** START Entries provided **
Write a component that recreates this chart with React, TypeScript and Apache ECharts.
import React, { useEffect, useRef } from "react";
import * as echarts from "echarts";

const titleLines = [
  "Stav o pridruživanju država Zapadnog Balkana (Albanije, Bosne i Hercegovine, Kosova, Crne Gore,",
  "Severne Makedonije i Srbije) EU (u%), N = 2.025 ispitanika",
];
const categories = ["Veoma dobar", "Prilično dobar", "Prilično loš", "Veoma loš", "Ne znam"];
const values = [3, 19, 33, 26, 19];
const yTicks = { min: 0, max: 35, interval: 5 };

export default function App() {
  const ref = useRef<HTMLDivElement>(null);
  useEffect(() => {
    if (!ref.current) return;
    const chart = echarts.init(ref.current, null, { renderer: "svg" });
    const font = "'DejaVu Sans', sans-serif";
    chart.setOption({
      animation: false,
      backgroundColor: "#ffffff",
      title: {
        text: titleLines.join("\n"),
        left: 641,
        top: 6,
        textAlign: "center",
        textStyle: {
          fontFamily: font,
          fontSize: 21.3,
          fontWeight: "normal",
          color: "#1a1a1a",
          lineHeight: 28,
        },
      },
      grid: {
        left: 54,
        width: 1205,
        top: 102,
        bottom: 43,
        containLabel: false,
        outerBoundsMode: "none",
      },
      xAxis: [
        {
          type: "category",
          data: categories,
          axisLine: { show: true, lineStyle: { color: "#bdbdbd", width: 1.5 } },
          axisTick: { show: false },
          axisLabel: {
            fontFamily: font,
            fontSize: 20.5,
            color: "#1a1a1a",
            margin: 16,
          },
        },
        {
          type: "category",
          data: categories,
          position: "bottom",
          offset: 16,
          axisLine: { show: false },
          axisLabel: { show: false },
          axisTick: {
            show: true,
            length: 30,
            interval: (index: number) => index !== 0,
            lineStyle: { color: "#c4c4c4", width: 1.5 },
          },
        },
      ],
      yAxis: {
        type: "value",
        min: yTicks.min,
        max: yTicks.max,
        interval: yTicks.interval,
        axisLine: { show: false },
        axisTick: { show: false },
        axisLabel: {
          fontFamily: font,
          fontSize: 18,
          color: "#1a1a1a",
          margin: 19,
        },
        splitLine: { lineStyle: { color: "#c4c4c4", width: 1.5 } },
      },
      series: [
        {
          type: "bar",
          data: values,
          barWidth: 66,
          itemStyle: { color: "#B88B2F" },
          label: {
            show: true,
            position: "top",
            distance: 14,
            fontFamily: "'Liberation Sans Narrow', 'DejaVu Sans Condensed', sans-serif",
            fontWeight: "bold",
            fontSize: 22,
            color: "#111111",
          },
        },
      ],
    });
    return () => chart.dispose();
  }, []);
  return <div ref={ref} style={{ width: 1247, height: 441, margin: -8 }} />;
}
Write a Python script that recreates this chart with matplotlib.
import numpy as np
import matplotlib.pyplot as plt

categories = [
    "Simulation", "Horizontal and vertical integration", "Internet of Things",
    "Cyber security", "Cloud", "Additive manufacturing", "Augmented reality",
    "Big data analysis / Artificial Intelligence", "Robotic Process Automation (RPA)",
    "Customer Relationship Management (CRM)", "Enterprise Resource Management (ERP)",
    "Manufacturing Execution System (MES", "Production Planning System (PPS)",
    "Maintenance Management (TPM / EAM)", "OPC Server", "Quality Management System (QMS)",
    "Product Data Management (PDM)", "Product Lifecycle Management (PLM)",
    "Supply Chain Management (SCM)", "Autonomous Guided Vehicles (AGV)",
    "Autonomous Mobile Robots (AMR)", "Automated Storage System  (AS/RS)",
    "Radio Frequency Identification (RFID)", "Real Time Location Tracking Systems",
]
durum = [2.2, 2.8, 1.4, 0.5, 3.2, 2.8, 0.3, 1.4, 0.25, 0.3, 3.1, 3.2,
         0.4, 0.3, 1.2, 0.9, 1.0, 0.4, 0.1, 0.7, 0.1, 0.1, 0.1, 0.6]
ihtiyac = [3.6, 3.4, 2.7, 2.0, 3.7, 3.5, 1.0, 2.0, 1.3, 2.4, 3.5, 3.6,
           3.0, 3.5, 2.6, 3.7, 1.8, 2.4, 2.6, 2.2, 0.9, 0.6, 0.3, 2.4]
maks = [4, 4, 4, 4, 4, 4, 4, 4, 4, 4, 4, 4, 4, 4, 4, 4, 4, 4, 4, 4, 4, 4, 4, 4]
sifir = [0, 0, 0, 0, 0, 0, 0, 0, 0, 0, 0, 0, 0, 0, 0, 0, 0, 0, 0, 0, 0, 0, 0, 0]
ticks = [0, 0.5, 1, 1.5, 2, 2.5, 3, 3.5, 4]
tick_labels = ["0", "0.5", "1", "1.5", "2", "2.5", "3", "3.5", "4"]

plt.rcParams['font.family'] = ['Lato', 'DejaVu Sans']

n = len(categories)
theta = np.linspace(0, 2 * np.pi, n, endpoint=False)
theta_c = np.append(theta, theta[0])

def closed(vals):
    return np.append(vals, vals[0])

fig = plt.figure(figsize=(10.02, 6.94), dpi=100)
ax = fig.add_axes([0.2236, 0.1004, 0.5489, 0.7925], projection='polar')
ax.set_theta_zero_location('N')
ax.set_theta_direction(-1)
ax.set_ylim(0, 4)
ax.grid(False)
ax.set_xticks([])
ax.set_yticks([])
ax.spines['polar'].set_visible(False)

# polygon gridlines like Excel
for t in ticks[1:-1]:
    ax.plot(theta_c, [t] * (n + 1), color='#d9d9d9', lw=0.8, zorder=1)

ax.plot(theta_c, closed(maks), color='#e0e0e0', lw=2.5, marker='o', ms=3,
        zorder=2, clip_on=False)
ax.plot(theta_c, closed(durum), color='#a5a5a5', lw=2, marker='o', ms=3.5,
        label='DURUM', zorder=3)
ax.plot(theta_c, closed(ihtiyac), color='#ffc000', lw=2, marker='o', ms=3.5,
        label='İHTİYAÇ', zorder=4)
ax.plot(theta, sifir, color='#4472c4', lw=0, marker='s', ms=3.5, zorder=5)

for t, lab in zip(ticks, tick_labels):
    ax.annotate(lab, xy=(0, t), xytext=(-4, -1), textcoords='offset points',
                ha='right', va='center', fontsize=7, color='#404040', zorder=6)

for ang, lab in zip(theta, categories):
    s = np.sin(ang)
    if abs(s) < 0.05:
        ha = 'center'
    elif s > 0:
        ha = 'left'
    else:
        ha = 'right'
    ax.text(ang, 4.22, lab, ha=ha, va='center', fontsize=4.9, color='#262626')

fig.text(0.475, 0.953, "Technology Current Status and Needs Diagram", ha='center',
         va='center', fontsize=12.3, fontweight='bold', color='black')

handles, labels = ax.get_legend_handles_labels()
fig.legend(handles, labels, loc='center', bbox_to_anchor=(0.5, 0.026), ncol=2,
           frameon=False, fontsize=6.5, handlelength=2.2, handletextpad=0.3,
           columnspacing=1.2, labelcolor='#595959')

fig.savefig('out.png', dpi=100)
** END Entries provided **
* Problem statement:
Using the entries above, state how many lines include the word "matplotlib", with no other words.

* Response:
2